The Underground Man ends his notes with another philosophical appeal to his imaginary audience, which in real life would probably infuriate his listeners. He no longer justifies himself but simply states what he believes: that we are all like him in many respects, that most of us are also afraid of real life and prefer simply the literary form of life, the theories and ideas but not their applications. The only thing that he is proud of is his realization of those facts, his leading his theories to their logical conclusions. The narrator actually cannot help it and continues to write, but Dostoevsky decides to end the novel, leaving the reader to reflect on the Underground Man’s life on his own.

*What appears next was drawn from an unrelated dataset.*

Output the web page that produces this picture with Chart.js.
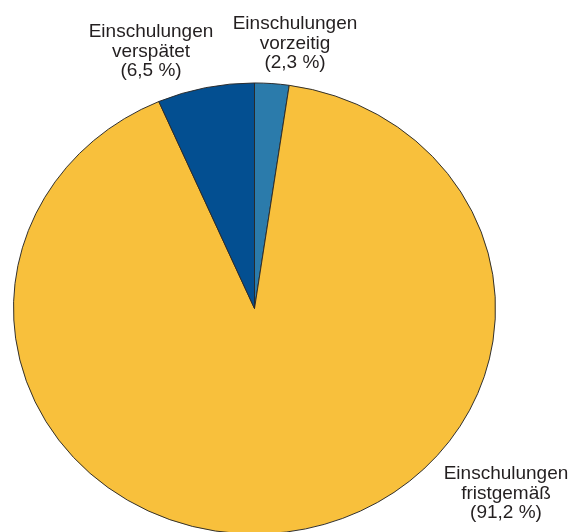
<!DOCTYPE html>
<html>
<head>
<meta charset="utf-8">
<script src="https://cdn.jsdelivr.net/npm/chart.js@4/dist/chart.umd.min.js"></script>
<style>
  html, body { margin: 0; padding: 0; background: #fff; overflow: hidden; }
  #wrap { width: 571px; height: 532px; overflow: hidden; }
</style>
</head>
<body>
<div id="wrap"><canvas id="einschulungChart" width="571" height="600"></canvas></div>
<script>
// Einschulungen nach Zeitpunkt, Anteile in %
var categories = [
    ['Einschulungen', 'vorzeitig'],
    ['Einschulungen', 'fristgemäß'],
    ['Einschulungen', 'verspätet']
];
var shares = [2.3, 91.2, 6.5];
var sliceColors = ['#2b7bab', '#f8c03c', '#034f91'];

// where the text of each label sits (center x, first baseline)
var labelPos = [
    { x: 295, y: 29 },
    { x: 506, y: 479 },
    { x: 151, y: 37 }
];
var squash = 226 / 241.5;   // the pie is drawn slightly flattened

function fmt(v) {
    return '(' + v.toFixed(1).replace('.', ',') + ' %)';
}

var ellipsePlugin = {
    id: 'ellipse',
    beforeDatasetsDraw: function(chart) {
        var ctx = chart.ctx;
        var arc = chart.getDatasetMeta(0).data[0];
        ctx.save();
        ctx.translate(0, arc.y);
        ctx.scale(1, squash);
        ctx.translate(0, -arc.y);
    },
    afterDatasetsDraw: function(chart) {
        chart.ctx.restore();
    }
};

var labelPlugin = {
    id: 'sliceLabels',
    afterDraw: function(chart) {
        var ctx = chart.ctx;
        ctx.save();
        ctx.font = '19px "Liberation Sans", Arial, sans-serif';
        ctx.fillStyle = '#231f20';
        ctx.textAlign = 'center';
        ctx.textBaseline = 'alphabetic';
        for (var i = 0; i < shares.length; i++) {
            var lines = categories[i].concat([fmt(shares[i])]);
            for (var j = 0; j < lines.length; j++) {
                ctx.fillText(lines[j], labelPos[i].x, labelPos[i].y + j * 19.5);
            }
        }
        ctx.restore();
    }
};

new Chart(document.getElementById('einschulungChart'), {
    type: 'pie',
    data: {
        labels: categories.map(function(c) { return c.join(' '); }),
        datasets: [{
            data: shares,
            backgroundColor: sliceColors,
            borderColor: '#2a2a2a',
            borderWidth: 1,
            offset: 0,
            hoverOffset: 0
        }]
    },
    options: {
        responsive: false,
        animation: false,
        layout: { padding: { left: 13, right: 75, top: 67, bottom: 50 } },
        plugins: {
            legend: { display: false },
            tooltip: { enabled: false }
        }
    },
    plugins: [ellipsePlugin, labelPlugin]
});
</script>
</body>
</html>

Nowadays, “Notes from the Underground” is considered to be one of the first, if not the first, existentialist novels. It exercised its influence on the famous existentialist thinkers of later times like Jean-Paul Sartre and Friedrich Nietzsche. Most importantly however, the ideas and observations presented in the novel are still relevant today, in our modern society. Many of us are still oblivious to the deep existential questions of the meaning and purpose of life and prefer to simply act, aiming at immediate and, oftentimes, irrelevant goals. Many of us who do, however, reflect seriously on life are afraid of real life and prefer to remain inactive, in peace, reflecting. Through his dark and depressing short novel, the genius of Russian literature, Fyodor Dostoevsky, gives a cold negative argument against both mindless living and reflective inertia. It is up to us to use that which defines us as persons – free will, to choose whether we will walk on either of these two paths or on a completely different path, only subtly but significantly mentioned in “Notes from the Underground”, in the character of Liza.